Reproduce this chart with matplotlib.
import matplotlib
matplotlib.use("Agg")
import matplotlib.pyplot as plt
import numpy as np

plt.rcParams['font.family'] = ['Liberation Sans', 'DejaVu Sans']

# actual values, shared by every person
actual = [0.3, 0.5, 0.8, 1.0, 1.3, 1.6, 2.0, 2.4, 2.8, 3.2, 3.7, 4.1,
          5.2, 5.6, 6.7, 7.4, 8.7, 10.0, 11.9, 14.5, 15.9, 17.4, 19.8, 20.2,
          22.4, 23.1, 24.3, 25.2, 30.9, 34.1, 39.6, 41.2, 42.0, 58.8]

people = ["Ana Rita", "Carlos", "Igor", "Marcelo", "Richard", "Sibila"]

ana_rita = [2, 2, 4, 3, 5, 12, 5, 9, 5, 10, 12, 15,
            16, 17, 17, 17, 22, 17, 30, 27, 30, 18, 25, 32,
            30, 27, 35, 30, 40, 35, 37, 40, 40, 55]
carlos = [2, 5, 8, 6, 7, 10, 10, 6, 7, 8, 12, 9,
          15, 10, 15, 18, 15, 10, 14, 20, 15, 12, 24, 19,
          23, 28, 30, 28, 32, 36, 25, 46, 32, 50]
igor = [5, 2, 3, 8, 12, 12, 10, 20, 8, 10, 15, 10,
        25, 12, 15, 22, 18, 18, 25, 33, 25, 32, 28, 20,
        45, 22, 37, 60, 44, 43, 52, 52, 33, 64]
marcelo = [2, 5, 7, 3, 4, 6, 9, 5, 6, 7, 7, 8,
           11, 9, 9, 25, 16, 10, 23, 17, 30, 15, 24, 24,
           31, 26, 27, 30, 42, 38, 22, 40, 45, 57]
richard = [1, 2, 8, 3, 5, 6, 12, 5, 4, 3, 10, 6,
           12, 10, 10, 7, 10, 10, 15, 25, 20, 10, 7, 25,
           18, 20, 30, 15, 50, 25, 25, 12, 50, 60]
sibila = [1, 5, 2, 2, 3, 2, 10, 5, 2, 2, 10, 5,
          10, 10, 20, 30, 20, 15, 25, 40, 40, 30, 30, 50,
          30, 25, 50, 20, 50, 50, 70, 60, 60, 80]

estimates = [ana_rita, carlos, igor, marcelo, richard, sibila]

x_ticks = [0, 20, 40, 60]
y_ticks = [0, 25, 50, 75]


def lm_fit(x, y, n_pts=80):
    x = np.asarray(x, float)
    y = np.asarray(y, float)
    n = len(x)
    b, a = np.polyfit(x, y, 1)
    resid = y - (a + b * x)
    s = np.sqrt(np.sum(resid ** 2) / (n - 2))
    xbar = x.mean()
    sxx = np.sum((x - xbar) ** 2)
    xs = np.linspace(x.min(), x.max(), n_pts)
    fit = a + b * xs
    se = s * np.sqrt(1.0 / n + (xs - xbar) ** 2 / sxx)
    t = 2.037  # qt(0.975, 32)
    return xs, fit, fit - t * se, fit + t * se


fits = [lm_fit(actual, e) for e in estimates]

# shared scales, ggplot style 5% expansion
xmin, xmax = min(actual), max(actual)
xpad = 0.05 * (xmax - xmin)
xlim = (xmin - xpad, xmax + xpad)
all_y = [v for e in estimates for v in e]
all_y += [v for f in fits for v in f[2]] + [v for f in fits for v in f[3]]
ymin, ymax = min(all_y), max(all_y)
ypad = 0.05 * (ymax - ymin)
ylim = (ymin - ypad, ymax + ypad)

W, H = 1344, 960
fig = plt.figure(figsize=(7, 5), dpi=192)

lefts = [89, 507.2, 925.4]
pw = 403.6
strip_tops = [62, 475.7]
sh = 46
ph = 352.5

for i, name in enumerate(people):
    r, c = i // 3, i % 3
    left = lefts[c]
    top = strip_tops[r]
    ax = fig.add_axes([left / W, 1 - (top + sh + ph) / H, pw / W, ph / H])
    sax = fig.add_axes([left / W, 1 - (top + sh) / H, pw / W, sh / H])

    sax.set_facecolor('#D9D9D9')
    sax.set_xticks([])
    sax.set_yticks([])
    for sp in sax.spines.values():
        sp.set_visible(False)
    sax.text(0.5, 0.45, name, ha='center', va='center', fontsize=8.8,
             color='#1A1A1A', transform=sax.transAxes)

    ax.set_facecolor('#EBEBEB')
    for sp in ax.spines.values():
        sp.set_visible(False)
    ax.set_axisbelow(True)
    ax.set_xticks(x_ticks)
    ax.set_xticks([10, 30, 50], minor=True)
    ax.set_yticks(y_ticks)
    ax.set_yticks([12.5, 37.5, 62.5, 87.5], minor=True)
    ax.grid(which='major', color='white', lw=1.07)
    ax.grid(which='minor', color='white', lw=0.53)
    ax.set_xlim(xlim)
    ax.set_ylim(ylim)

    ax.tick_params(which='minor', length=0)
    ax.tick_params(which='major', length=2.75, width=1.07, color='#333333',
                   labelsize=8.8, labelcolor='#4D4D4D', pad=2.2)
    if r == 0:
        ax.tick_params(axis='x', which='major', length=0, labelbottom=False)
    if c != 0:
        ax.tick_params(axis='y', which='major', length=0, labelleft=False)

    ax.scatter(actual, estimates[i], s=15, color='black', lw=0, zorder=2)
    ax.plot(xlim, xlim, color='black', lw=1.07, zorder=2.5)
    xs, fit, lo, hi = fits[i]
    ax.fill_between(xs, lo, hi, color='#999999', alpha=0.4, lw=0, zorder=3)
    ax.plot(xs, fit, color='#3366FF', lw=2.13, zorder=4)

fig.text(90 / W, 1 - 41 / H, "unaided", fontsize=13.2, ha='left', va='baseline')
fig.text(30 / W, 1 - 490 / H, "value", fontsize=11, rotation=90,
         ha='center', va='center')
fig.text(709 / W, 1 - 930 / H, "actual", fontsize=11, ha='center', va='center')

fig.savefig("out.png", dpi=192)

# Exercise directions
Repeat exactly, please, each line from the beginning of the data through the line with "30, 25, 50, 20, 50, 50, 70, 60, 60, 80]" in it, and only those lines.

# The answer
Reproduce this chart with matplotlib.
import matplotlib
matplotlib.use("Agg")
import matplotlib.pyplot as plt
import numpy as np

plt.rcParams['font.family'] = ['Liberation Sans', 'DejaVu Sans']

# actual values, shared by every person
actual = [0.3, 0.5, 0.8, 1.0, 1.3, 1.6, 2.0, 2.4, 2.8, 3.2, 3.7, 4.1,
          5.2, 5.6, 6.7, 7.4, 8.7, 10.0, 11.9, 14.5, 15.9, 17.4, 19.8, 20.2,
          22.4, 23.1, 24.3, 25.2, 30.9, 34.1, 39.6, 41.2, 42.0, 58.8]

people = ["Ana Rita", "Carlos", "Igor", "Marcelo", "Richard", "Sibila"]

ana_rita = [2, 2, 4, 3, 5, 12, 5, 9, 5, 10, 12, 15,
            16, 17, 17, 17, 22, 17, 30, 27, 30, 18, 25, 32,
            30, 27, 35, 30, 40, 35, 37, 40, 40, 55]
carlos = [2, 5, 8, 6, 7, 10, 10, 6, 7, 8, 12, 9,
          15, 10, 15, 18, 15, 10, 14, 20, 15, 12, 24, 19,
          23, 28, 30, 28, 32, 36, 25, 46, 32, 50]
igor = [5, 2, 3, 8, 12, 12, 10, 20, 8, 10, 15, 10,
        25, 12, 15, 22, 18, 18, 25, 33, 25, 32, 28, 20,
        45, 22, 37, 60, 44, 43, 52, 52, 33, 64]
marcelo = [2, 5, 7, 3, 4, 6, 9, 5, 6, 7, 7, 8,
           11, 9, 9, 25, 16, 10, 23, 17, 30, 15, 24, 24,
           31, 26, 27, 30, 42, 38, 22, 40, 45, 57]
richard = [1, 2, 8, 3, 5, 6, 12, 5, 4, 3, 10, 6,
           12, 10, 10, 7, 10, 10, 15, 25, 20, 10, 7, 25,
           18, 20, 30, 15, 50, 25, 25, 12, 50, 60]
sibila = [1, 5, 2, 2, 3, 2, 10, 5, 2, 2, 10, 5,
          10, 10, 20, 30, 20, 15, 25, 40, 40, 30, 30, 50,
          30, 25, 50, 20, 50, 50, 70, 60, 60, 80]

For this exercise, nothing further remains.